Rojgar Mela - The Core IAS

Rojgar Mela

Unemployment in India: A quick recap of the past five years

  • Unemployment had hit a 45-year high. The government rubbished the PLFS findings and continued to refute them until it was reelected.
  • Between 2012 and 2018, the total employment fell for the first time in India’s history — by as much as 9 million (or 90 lakhs) in 6 years. Worse, it was found that not only had youth unemployment shot up starkly but also that it rose with education attainment.
  • In early 2020, India, like the rest of the world was hit by the Covid pandemic and predictably this worsened unemployment further. Since then we have repeatedly explained why rising unemployment, not GDP growth, is the biggest challenge for India.
  • An unfortunate aspect of the way the unemployment crisis has been unfolding is the worsening impact it has had on the role women in India’s economy. India is no country for working women and earlier this year we explained how India’s workforce is becoming increasingly male dominated.
  • Unemployment situation has improved since the Covid pandemic. Indeed, it would look so if one is not careful. 
  • Recovery in employment may lag economic growth.
  • Indian policymakers may be underestimating the unemployment challenge.
  • Over the past few weeks, it is the alarming trend of how India is becoming a young country but with an ageing workforce.

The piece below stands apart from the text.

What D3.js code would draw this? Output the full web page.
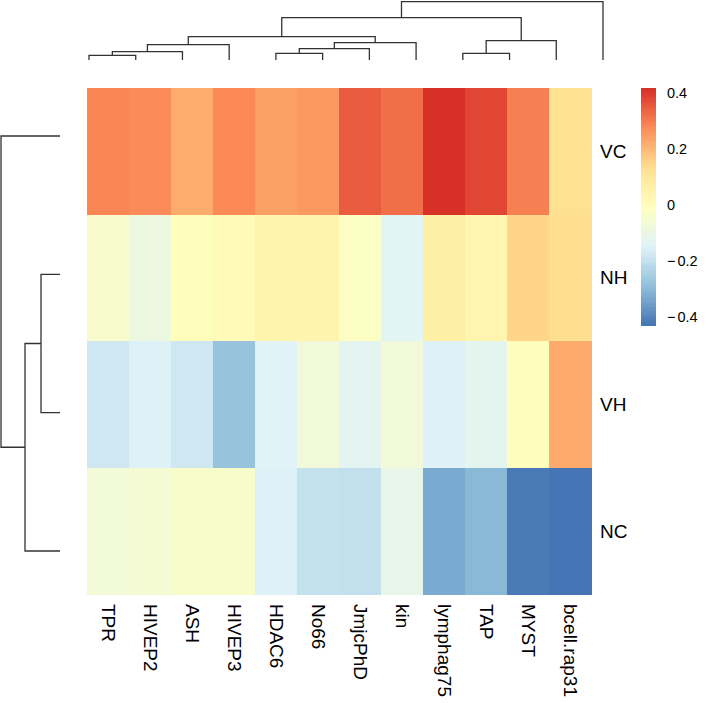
<!DOCTYPE html>
<html>
<head>
<meta charset="utf-8">
<script src="https://cdn.jsdelivr.net/npm/d3@7"></script>
<style>
  html, body { margin: 0; padding: 0; background: #fff; }
  svg { display: block; }
  text { font-family: "Liberation Sans", Arial, Helvetica, sans-serif; fill: #000; }
</style>
</head>
<body>
<svg id="chart" width="709" height="703"></svg>
<script>
// ---------------- data ----------------
const rowNames = ["VC", "NH", "VH", "NC"];
const colNames = ["TPR", "HIVEP2", "ASH", "HIVEP3", "HDAC6", "No66", "JmjcPhD", "kin",
                  "lymphag75", "TAP", "MYST", "bcell.rap31"];

const valuesVC = [0.287, 0.280, 0.225, 0.282, 0.247, 0.256, 0.351, 0.324, 0.418, 0.385, 0.297, 0.132];
const valuesNH = [-0.037, -0.086, 0.004, 0.018, 0.045, 0.047, -0.015, -0.135, 0.066, 0.040, 0.155, 0.138];
const valuesVH = [-0.178, -0.150, -0.178, -0.275, -0.142, -0.070, -0.127, -0.070, -0.150, -0.125, -0.002, 0.228];
const valuesNC = [-0.064, -0.055, -0.035, -0.035, -0.150, -0.195, -0.200, -0.110, -0.327, -0.299, -0.418, -0.427];

const legendTicks = [0.4, 0.2, 0, -0.2, -0.4];

// hclust-style merges (negative = leaf index, 1-based; positive = earlier merge)
const colMerge  = [[-1, -2], [1, -3], [2, -4], [-5, -6], [4, -7], [5, -8], [3, 6],
                   [-9, -10], [8, -11], [7, 9], [10, -12]];
const colHeight = [4.7, 8.3, 15.3, 6.7, 11.3, 17.3, 23.3, 6.7, 19.3, 42.3, 58.3];
const rowMerge  = [[-2, -3], [1, -4], [-1, 2]];
const rowHeight = [19, 35, 59];

const palette = ["#4575B4", "#91BFDB", "#E0F3F8", "#FFFFBF", "#FEE090", "#FC8D59", "#D73027"];

// ---------------- layout ----------------
const svg = d3.select("#chart");
svg.append("rect").attr("width", 709).attr("height", 703).attr("fill", "#fff");

const matrix = [valuesVC, valuesNH, valuesVH, valuesNC];
const cells = [];
matrix.forEach((row, i) => row.forEach((v, j) => cells.push({ r: rowNames[i], c: colNames[j], v })));

const lo = d3.min(cells, d => d.v), hi = d3.max(cells, d => d.v);
const color = d3.scaleLinear()
  .domain(d3.range(palette.length).map(i => lo + i * (hi - lo) / (palette.length - 1)))
  .range(palette)
  .interpolate(d3.interpolateRgb);

const x = d3.scaleBand().domain(colNames).range([87, 591]).paddingInner(0).paddingOuter(0);
const y = d3.scaleBand().domain(rowNames).range([88, 594.5]).paddingInner(0).paddingOuter(0);

// heatmap cells
svg.append("g").selectAll("rect").data(cells).join("rect")
  .attr("x", d => x(d.c))
  .attr("y", d => y(d.r))
  .attr("width", x.bandwidth() + 0.5)
  .attr("height", y.bandwidth() + 0.5)
  .attr("fill", d => color(d.v))
  .attr("shape-rendering", "crispEdges");

// row labels
svg.append("g").selectAll("text").data(rowNames).join("text")
  .attr("x", 600)
  .attr("y", d => y(d) + y.bandwidth() / 2)
  .attr("dominant-baseline", "central")
  .style("font-size", "19px")
  .text(d => d);

// column labels (rotated, reading top to bottom)
svg.append("g").selectAll("text").data(colNames).join("text")
  .attr("transform", d => `translate(${x(d) + x.bandwidth() / 2},604) rotate(90)`)
  .attr("dominant-baseline", "central")
  .style("font-size", "19px")
  .text(d => d);

// ---------------- dendrograms ----------------
function dendroSegments(merge, heights) {
  const pos = [], hgt = [];
  const paths = [];
  const getPos = (k, leafPos) => k < 0 ? [leafPos(-k - 1), 0] : [pos[k - 1], hgt[k - 1]];
  return function (leafPos) {
    merge.forEach((m, i) => {
      const [p1, h1] = getPos(m[0], leafPos);
      const [p2, h2] = getPos(m[1], leafPos);
      pos[i] = (p1 + p2) / 2;
      hgt[i] = heights[i];
      paths.push({ p1, h1, p2, h2, h: heights[i] });
    });
    return paths;
  };
}

// column dendrogram (top)
const colLeaf = d3.scaleLinear().domain([0, colNames.length - 1]).range([89, 603]);
const colH = d3.scaleLinear().domain([0, d3.max(colHeight)]).range([60, 1.7]);
const colSegs = dendroSegments(colMerge, colHeight)(i => colLeaf(i));
svg.append("g").selectAll("path").data(colSegs).join("path")
  .attr("d", s => `M${s.p1},${colH(s.h1)}V${colH(s.h)}H${s.p2}V${colH(s.h2)}`)
  .attr("fill", "none").attr("stroke", "#333").attr("stroke-width", 1.3);

// row dendrogram (left)
const rowLeaf = d3.scaleLinear().domain([0, rowNames.length - 1]).range([136, 551]);
const rowH = d3.scaleLinear().domain([0, d3.max(rowHeight)]).range([60, 1]);
const rowSegs = dendroSegments(rowMerge, rowHeight)(i => rowLeaf(i));
svg.append("g").selectAll("path").data(rowSegs).join("path")
  .attr("d", s => `M${rowH(s.h1)},${s.p1}H${rowH(s.h)}V${s.p2}H${rowH(s.h2)}`)
  .attr("fill", "none").attr("stroke", "#333").attr("stroke-width", 1.3);

// ---------------- legend ----------------
const legY = d3.scaleLinear().domain([lo, hi]).range([325, 88.3]);
const nSteps = 100;
const steps = d3.range(nSteps).map(i => lo + (i + 0.5) * (hi - lo) / nSteps);
const stepH = (legY(lo) - legY(hi)) / nSteps;
svg.append("g").selectAll("rect").data(steps).join("rect")
  .attr("x", 640.7)
  .attr("y", d => legY(d) - stepH / 2)
  .attr("width", 15.3)
  .attr("height", stepH + 0.6)
  .attr("fill", d => color(d))
  .attr("shape-rendering", "crispEdges");

const fmt = v => v < 0 ? "\u2212" + Math.abs(v) : String(v);
svg.append("g").selectAll("text").data(legendTicks).join("text")
  .attr("x", 667)
  .attr("y", d => legY(d))
  .attr("dx", d => d < 0 ? "0 2" : null)
  .attr("dominant-baseline", "central")
  .style("font-size", "14.5px")
  .text(d => fmt(d));
</script>
</body>
</html>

Rozgar Mela won’t solve the unemployment crisis?

  1. Because the total jobs in question are akin to a drop in the ocean. Even if all 10 lakh vacancies are filled, they are nothing in comparison to the total estimated jobs that India needs to create. According to Radhicka Kapoor, senior visiting fellow at the Indian Council for Research on International Economic Relations (ICRIER), India needs to create anywhere between 20 million (2 crore) to 200 million (20 crore) new jobs.
  2. Because these are pre-existing vacancies, not new job creation.
  3. Because the size of public employment (read all types of government jobs) in India was already quite low. According to a 2019 calculation by academics C. P. Chandrasekhar and Jayati Ghosh, public employees per 1000 population in India (16) was starkly lower than comparable economies such as China (57), United States (87), Brazil (111), and far lower than some of the nordic countries such as Norway (159) and Sweden (138).

Is unemployment an old problem or a new crisis?

  • Some argue that people are making too much of unemployment and that India always had widespread unemployment. Others argue that the unemployment was never this high and that the current crisis has taken shape over the past decade or so.